Wandee Moonma
Tron District, Outaradit Province, Thailand
Wandee Moonma, 40, started her life as a farmer around six years ago, when her husband inherited some land. In her community, each household has at least 10 rai of rice fields, or around 1.5 hectares of land.
Like most women in the community, Wandee’s days were mostly spent in the fields, helping her husband drain water into the rice fields, applying fertilisers, and spraying pesticides. A mother of two children, she admitted that she started farming without much knowledge. She was always fearful of labor shortage and of losing money.
To cope with these fears, she relies heavily on chemicals, believing that she was protecting her rice fields from insects and other epidemics. All her neighbors were also using chemicals, and she fears that insects could be migrating from their fields to hers.
In Wandee’s rice-growing community, majority of the people face the same problems: the spread of insects, the high costs of chemical inputs, and debts to the Bank of Agriculture. Wandee expressed that they face similar problems caused by pesticides: “We used huge amounts of concentrated pesticides. My home is also located in the path of the wind, so when my neighbors use pesticides, it causes a very bad smell and I have to leave home. This happens to almost everyone.”
Every year, Wandee and her husband felt themselves grow weaker and weaker, their health turning bad. Because of the farming costs, their debt also increased.
So when the Farmer Field School project came to their community, Wandee and her husband were attracted to the principles it presented to support farmers. So they decided to join. At the first cropping, after the Integrated Pest Management (IPM) activities, Wandee saw at once how costs were reduced and how her health was improved. Now, they are able to keep rice grains for family consumption, in keeping with the IPM principle. “Insects that I thought were enemies have become friends. The good results also encourage involvement from other community members,” Wandee added.
Presently, Wandee works as a women’s group coordinator to persuade interested housewives to stop using pesticides in their rice fields, and to search for new methods instead. She revealed that in the rice fields, most women take control over how to do things. “Before, I used to tell my husband to spray pesticides in the fields and to buy from the shop. So if we would like to reduce chemical use in our community, we must encourage both husbands and wives to learn and make decisions together,” she said.
The Famer Field School now has around 20 members; half of them are women. Before, the community members work separately in the fields with little or no interaction. Now they work closely together, sharing knowledge, especially among women farmers.
The results are concrete: accounting books show that before, farmers each spent no less than 300,000 Thai Baht or THB (USD 8662 at 1 USD = 35 BHT conversion rate) for insecticides alone. But in their most recent yield, they paid only 3,000 THB (USD 87) for supplemental costs.

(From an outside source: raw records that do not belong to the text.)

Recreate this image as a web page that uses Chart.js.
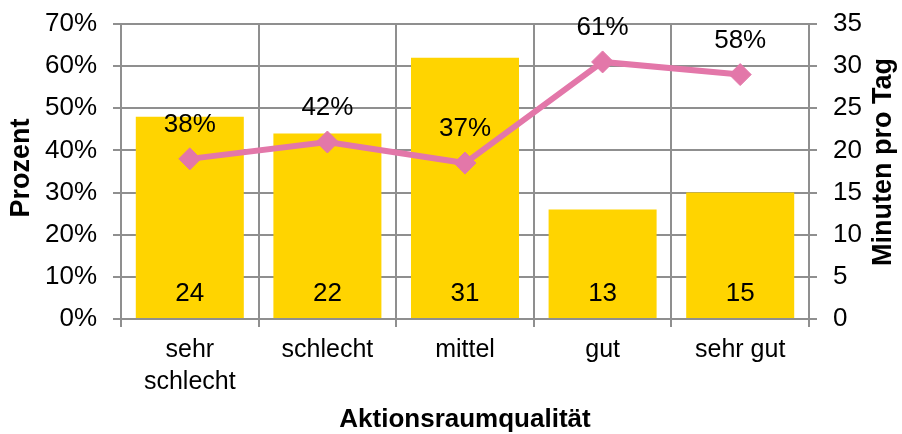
<!DOCTYPE html>
<html lang="de">
<head>
<meta charset="utf-8">
<script src="https://cdn.jsdelivr.net/npm/chart.js@4/dist/chart.umd.min.js"></script>
<style>
    html, body { margin: 0; padding: 0; background: #fff; }
    #wrap { width: 902px; height: 434px; }
</style>
</head>
<body>
<div id="wrap"><canvas id="chart" width="902" height="434"></canvas></div>
<script>
// Kategorien und Werte
const categories = [['sehr', 'schlecht'], 'schlecht', 'mittel', 'gut', 'sehr gut'];
const minutesPerDay = [24, 22, 31, 13, 15];
const percentShare = [0.38, 0.42, 0.37, 0.61, 0.58];

const FONT = "'Liberation Sans', Arial, sans-serif";
const GRID = '#8f8f8f';
const BAR_COLOR = '#FFD400';
const LINE_COLOR = '#E377A9';

function drawVerticalTitle(ctx, text, x, y) {
    ctx.save();
    ctx.translate(x, y);
    ctx.rotate(-Math.PI / 2);
    ctx.font = 'bold 27px ' + FONT;
    ctx.fillStyle = '#000';
    ctx.textAlign = 'center';
    ctx.textBaseline = 'middle';
    ctx.fillText(text, 0, 0);
    ctx.restore();
}

// feste Breite der Achse, ohne Extra-Abstand oben/unten für die Beschriftung
function fixWidth(w) {
    return scale => {
        scale.width = w;
        scale.paddingTop = 0;
        scale.paddingBottom = 0;
    };
}

// Werte an Balken und Punkte schreiben, Achsentitel links/rechts
const labelPlugin = {
    id: 'valueLabels',
    afterDatasetsDraw(chart) {
        const ctx = chart.ctx;
        ctx.save();
        ctx.fillStyle = '#000';
        ctx.font = '26px ' + FONT;
        ctx.textAlign = 'center';
        ctx.textBaseline = 'middle';

        const base = chart.scales.y1.getPixelForValue(0);
        chart.getDatasetMeta(1).data.forEach((el, i) => {
            ctx.fillText(String(minutesPerDay[i]), el.x, base - 25);
        });
        chart.getDatasetMeta(0).data.forEach((el, i) => {
            ctx.fillText(Math.round(percentShare[i] * 100) + '%', el.x, el.y - 34);
        });
        ctx.restore();
    },
    afterDraw(chart) {
        drawVerticalTitle(chart.ctx, 'Prozent', 22, 168);
        drawVerticalTitle(chart.ctx, 'Minuten pro Tag', 884, 162);
    }
};

new Chart(document.getElementById('chart'), {
    data: {
        labels: categories,
        datasets: [
            {
                type: 'line',
                label: 'Anteil',
                data: percentShare,
                yAxisID: 'y',
                borderColor: LINE_COLOR,
                backgroundColor: LINE_COLOR,
                borderWidth: 6,
                pointStyle: 'rectRot',
                pointRadius: 11,
                pointBorderWidth: 1,
                tension: 0,
                order: 0
            },
            {
                type: 'bar',
                label: 'Minuten',
                data: minutesPerDay,
                yAxisID: 'y1',
                backgroundColor: BAR_COLOR,
                categoryPercentage: 1,
                barPercentage: 0.785,
                order: 1
            }
        ]
    },
    options: {
        responsive: false,
        animation: false,
        layout: { padding: { top: 24, left: 0, right: 0, bottom: 0 } },
        plugins: {
            legend: { display: false },
            tooltip: { enabled: false }
        },
        scales: {
            x: {
                offset: true,
                grid: { color: GRID, lineWidth: 2, offset: true, tickLength: 8 },
                border: { color: GRID, width: 2 },
                ticks: {
                    color: '#000',
                    padding: 7,
                    maxRotation: 0,
                    font: { family: FONT, size: 25, lineHeight: 1.28 }
                },
                title: {
                    display: true,
                    text: 'Aktionsraumqualität',
                    color: '#000',
                    padding: { top: 0, bottom: 0 },
                    font: { family: FONT, size: 26, weight: 'bold', lineHeight: 1.1 }
                },
                afterFit(scale) { scale.height = 115; }
            },
            y: {
                position: 'left',
                min: 0,
                max: 0.7,
                ticks: {
                    stepSize: 0.1,
                    color: '#000',
                    padding: 16,
                    font: { family: FONT, size: 26 },
                    callback: v => Math.round(v * 100) + '%'
                },
                grid: { color: GRID, lineWidth: 2, tickLength: 8 },
                border: { color: GRID, width: 2 },
                afterFit: fixWidth(121)
            },
            y1: {
                position: 'right',
                min: 0,
                max: 35,
                ticks: {
                    stepSize: 5,
                    color: '#000',
                    padding: 16,
                    font: { family: FONT, size: 26 }
                },
                grid: { color: GRID, lineWidth: 2, tickLength: 8, drawOnChartArea: false },
                border: { color: GRID, width: 2 },
                afterFit: fixWidth(93)
            }
        }
    },
    plugins: [labelPlugin]
});
</script>
</body>
</html>
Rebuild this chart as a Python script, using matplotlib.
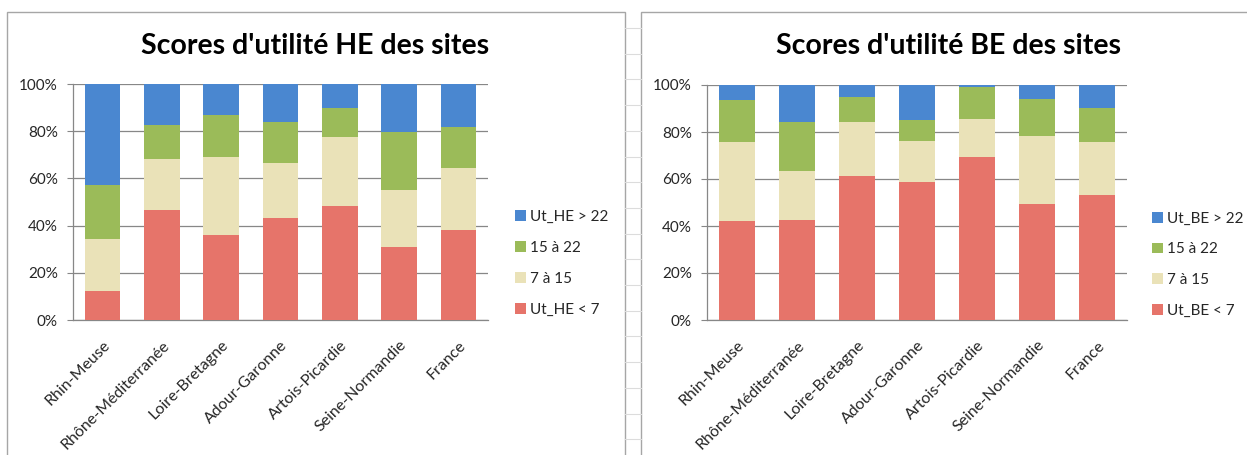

They are now enjoying lower expenses and higher profits. “These made us see clearly the difference in the costs. Our health has been getting better as well,” Wandee said.
Wandee has some recommendations to improve the IPM project and have more community members involved in its activities. For her, the women’s group is not enough to effect a huge change. “Government should take a leading role to promote and support these activities. Even though Thailand is currently faced with drought conditions and the government has encouraged farmers to grow crops that need less water, like red onion instead of rice, we still want to continue growing organic rice,” she said.
For her, scaling up their current efforts means setting up their own community rice mill, and learning how to package organic rice so that it sells better in the market.